IGNACIO MARCO-GARDOQUI-EL CORREO

  • «La educación en España prepara a los alumnos para un mundo que ya no existe», señala el padre del informe PISA

El mercado laboral español presenta graves carencias. Algunas son conocidas, las vemos y las analizamos cada mes cuando se publican las estadísticas del empleo. Su tamaño es reducido e incapaz de proporcionar un trabajo a todos aquellos que lo demandan y presenta una estabilidad escasa, con tasas de temporalidad excesivas en el sector privado e incomprensibles en el público. Pero hay más carencias de las que hablamos menos. Por ejemplo, de la mala adecuación entre las habilidades y las capacidades que demandan las empresas y las que disponen quienes buscan empleos.

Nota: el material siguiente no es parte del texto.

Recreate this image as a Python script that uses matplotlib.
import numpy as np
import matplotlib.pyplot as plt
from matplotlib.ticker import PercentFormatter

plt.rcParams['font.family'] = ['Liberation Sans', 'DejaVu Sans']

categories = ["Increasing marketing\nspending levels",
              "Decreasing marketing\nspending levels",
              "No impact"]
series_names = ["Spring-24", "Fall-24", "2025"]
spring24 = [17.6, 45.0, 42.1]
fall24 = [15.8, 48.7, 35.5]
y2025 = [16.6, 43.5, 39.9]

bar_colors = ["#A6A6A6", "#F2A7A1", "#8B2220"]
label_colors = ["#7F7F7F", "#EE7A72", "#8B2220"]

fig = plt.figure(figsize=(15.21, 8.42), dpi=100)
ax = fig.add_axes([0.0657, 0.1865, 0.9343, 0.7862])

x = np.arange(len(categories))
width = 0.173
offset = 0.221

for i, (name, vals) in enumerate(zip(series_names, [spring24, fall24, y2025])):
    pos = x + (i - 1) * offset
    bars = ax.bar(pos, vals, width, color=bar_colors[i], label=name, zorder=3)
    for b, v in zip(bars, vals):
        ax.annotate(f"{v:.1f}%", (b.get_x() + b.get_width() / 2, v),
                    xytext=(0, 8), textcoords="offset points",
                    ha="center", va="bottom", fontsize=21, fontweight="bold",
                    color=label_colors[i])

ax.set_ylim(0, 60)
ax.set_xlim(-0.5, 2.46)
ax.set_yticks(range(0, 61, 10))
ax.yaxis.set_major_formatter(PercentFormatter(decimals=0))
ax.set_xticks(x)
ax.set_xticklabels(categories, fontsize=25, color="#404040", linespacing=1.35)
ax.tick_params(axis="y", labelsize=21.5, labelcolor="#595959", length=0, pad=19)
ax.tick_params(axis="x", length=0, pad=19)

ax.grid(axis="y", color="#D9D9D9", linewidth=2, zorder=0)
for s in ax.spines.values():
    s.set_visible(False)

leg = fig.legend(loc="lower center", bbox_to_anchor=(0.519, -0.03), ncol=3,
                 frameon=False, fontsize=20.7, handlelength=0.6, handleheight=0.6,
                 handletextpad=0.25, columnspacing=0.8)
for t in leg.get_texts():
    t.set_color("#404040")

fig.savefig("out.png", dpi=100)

Resultan llamativas, yo diría que son intolerables, las declaraciones periódicas de los empresarios en las se quejan de las dificultades que encuentran para cubrir sus necesidades de empleo, con las tasas de paro que tenemos. ¿Cómo es posible que se repita esa situación año tras año? Entre la evolución demográfica, que coloca a capas numerosas de la población al borde de la jubilación y las nuevas necesidades que impone la frenética evolución de la tecnología, los empresarios aseguran que el País Vasco necesita cubrir más de cien mil puestos de trabajo en los próximos diez años.

¿Dónde están ahora todas esas personas, en la sala de espera de las listas del paro o en las aulas del sistema educativo pendientes de terminar sus estudios? Pues parece ser que en ninguno de ambos sitios. La causa hay que buscarla en que, como decía también la semana pasada Andreas Schleicher, el director del área educativa de la OCDE y considerado el padre del informe PISA, «la educación en España prepara a los alumnos para un mundo que ya no existe». ¿No es lamentable? Lo es, que duda cabe.

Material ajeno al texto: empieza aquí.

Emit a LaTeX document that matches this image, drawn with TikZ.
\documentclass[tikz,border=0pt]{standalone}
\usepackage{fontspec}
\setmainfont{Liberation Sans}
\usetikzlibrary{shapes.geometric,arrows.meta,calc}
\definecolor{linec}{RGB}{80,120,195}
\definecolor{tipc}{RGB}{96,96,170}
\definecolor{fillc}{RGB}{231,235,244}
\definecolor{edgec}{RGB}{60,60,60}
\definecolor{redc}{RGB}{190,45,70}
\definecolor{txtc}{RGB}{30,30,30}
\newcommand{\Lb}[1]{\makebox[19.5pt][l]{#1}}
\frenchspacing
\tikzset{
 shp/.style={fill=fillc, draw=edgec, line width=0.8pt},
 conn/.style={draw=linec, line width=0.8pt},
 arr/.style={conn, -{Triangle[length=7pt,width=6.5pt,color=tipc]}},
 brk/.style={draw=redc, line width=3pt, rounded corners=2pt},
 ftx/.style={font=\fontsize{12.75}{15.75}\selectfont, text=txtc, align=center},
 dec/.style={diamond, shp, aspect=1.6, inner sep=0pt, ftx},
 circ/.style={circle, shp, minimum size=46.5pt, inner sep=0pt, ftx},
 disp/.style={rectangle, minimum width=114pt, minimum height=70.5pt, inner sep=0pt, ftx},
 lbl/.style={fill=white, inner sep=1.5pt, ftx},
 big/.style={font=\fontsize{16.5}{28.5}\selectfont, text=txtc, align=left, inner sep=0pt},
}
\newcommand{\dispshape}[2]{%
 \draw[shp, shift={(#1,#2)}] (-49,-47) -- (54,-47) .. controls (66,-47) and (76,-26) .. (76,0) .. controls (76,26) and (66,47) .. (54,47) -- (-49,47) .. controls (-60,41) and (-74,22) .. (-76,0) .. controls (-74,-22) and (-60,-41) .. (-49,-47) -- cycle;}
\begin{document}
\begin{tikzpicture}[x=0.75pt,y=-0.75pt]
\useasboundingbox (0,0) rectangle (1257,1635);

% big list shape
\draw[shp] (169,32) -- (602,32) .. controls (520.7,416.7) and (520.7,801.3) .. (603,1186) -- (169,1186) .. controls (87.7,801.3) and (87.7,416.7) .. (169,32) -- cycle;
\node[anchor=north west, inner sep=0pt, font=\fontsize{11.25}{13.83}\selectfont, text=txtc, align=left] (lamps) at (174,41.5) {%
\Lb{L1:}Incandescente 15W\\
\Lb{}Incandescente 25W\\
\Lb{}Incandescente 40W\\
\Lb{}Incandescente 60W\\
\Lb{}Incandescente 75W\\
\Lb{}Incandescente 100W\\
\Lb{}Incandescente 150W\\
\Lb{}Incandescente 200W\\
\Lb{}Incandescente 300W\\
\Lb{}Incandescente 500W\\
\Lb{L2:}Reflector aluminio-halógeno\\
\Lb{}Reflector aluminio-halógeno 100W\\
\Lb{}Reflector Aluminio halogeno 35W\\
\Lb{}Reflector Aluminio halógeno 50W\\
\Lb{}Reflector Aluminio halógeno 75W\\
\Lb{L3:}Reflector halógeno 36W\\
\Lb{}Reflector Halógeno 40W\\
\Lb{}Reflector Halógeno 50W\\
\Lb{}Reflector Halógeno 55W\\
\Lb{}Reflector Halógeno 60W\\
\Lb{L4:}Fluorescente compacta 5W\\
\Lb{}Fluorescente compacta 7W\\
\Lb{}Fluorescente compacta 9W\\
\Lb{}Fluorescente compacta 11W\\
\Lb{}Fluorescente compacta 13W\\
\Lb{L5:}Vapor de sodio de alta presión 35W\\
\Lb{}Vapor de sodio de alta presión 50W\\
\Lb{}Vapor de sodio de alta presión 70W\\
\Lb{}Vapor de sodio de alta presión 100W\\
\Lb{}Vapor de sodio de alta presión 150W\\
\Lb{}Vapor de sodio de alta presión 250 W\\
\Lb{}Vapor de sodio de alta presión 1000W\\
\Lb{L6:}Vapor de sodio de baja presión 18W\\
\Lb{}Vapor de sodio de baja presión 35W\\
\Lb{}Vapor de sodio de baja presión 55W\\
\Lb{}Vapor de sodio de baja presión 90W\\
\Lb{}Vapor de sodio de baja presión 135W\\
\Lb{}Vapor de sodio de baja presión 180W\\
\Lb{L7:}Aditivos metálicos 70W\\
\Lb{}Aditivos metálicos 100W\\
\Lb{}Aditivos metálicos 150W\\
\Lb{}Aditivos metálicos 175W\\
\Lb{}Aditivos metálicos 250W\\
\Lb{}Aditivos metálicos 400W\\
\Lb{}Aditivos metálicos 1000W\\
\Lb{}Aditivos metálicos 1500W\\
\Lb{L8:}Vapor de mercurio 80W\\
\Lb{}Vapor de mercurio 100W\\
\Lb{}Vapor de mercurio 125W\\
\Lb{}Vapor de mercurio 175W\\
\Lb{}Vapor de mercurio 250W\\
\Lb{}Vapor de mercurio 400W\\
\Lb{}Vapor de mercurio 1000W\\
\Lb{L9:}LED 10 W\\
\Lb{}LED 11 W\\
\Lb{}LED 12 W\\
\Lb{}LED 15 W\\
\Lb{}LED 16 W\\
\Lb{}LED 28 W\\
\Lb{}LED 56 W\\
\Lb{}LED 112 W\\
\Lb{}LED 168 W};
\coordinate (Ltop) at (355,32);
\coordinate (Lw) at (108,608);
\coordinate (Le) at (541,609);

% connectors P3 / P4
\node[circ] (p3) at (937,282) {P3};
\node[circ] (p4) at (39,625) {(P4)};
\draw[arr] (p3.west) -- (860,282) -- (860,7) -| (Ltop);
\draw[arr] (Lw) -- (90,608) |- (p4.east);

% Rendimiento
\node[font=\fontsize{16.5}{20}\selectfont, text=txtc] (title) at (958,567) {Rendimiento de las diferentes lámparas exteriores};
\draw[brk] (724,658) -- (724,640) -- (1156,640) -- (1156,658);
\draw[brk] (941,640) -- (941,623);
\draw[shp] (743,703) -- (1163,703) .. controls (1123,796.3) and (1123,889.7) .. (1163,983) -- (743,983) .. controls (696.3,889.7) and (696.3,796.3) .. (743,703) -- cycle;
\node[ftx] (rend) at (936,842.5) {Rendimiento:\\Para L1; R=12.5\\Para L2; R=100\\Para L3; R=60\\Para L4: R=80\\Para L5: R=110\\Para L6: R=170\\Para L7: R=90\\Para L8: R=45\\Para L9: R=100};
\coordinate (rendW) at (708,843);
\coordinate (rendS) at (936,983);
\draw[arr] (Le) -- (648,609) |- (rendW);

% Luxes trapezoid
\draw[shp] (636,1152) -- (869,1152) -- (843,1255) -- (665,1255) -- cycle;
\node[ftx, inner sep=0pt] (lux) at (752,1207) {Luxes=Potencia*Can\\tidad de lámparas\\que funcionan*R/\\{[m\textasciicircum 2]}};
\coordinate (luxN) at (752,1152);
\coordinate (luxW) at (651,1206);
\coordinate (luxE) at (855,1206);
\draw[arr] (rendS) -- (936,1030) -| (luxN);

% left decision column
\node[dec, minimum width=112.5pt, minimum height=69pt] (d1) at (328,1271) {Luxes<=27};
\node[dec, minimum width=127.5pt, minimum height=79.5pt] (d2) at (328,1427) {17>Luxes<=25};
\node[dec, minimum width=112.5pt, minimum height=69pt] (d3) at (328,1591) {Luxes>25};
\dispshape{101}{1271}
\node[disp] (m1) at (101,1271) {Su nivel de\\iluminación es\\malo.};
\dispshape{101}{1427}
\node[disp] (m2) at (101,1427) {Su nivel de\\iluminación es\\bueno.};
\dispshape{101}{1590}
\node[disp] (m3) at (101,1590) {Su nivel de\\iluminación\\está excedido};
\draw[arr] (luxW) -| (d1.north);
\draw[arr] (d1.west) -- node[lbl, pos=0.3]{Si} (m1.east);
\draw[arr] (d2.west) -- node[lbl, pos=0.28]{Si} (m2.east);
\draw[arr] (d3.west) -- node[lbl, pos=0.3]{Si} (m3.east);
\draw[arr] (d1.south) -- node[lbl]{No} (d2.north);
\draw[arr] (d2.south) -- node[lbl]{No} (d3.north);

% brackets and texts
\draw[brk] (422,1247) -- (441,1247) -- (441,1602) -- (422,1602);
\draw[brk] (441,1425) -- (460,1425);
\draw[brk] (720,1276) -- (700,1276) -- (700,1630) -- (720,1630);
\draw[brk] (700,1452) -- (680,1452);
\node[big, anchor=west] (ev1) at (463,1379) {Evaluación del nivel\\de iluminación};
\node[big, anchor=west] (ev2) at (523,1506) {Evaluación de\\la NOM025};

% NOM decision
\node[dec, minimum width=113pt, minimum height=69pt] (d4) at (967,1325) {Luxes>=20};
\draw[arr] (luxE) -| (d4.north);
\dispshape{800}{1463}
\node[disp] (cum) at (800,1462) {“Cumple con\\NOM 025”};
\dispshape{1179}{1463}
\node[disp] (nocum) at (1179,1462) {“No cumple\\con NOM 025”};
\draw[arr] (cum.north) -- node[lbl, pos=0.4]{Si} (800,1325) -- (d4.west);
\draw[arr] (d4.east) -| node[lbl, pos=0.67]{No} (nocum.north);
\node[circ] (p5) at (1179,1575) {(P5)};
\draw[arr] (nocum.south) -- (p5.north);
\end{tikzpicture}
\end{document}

Nuestro sistema educativo no consigue adecuarse al ritmo de los acontecimientos. Con muy pocas excepciones, entre las que ocupa un lugar destacado la Formación Profesional vasca, es obsoleto. Los sistemas de elección del profesorado padecen una endogamia enorme. El 68,8% de los profesores han estudiado en la misma universidad en la que enseñan. Una tasa ridícula que sube hasta el 90% en el caso del País Vasco, supongo yo que debido a las exigencias lingüísticas. Y los programas de estudio le deben más a la comodidad de los conocimientos de los enseñantes que a las necesidades laborales de los alumnos.

Otro problema de base consiste en reducir o eliminar el premio al esfuerzo

Y luego hay otro problema de base que me parece suicida y que consiste en reducir o eliminar el premio al esfuerzo. Veamos. Ante la elevada tasa de abandono escolar que mantenemos, la Ley Celáa propone pasar de curso incluso con materias suspendidas y convierte la repetición de curso en una excepción que requiere justificación. Las pruebas de acceso a la universidad de este año han dado un 98,3% de aprobados. ¿Qué examen es ese en el que suspende el 1,7%? Supongo que sería suficiente con poner bien el nombre… He leído declaraciones que aseguraban que este año las preguntas habían sido muy difíciles. Pues menos mal…

Y luego va nuestro invisible ministro de universidades ¿recuerda su nombre?, el señor Castells, y nos dice que eso de aprobar y suspender es clasista, que beneficia a los de arriba y castiga a los de abajo. ¿Se puede decir tal cosa con una educación gratuita en la enseñanza obligatoria, con una abundante oferta de puestos escolares por toda la geografía y una estimable disposición de becas de estudio en la enseñanza superior? Obviamente, los hijos de padres fuertemente cualificados y dedicados a estimular y preocupados por ayudar a sus hijos en los estudios siempre tendrán alguna ventaja, pero ¿qué hacemos para solucionarlo, les ponemos exámenes más difíciles para compensar e igualar o los ponemos muy fáciles para que nadie suspenda y se frustre?

Un sistema que no premia el esfuerzo y no forma a los alumnos en las habilidades personales y en las necesidades que exigen quienes crean puestos de trabajo nos condena irremisiblemente a mantener tasas de paro insufribles. Deberíamos recordarlo cada vez que lo cambiamos. Algo que, por cierto, sucede con una frecuencia a todas luces excesiva.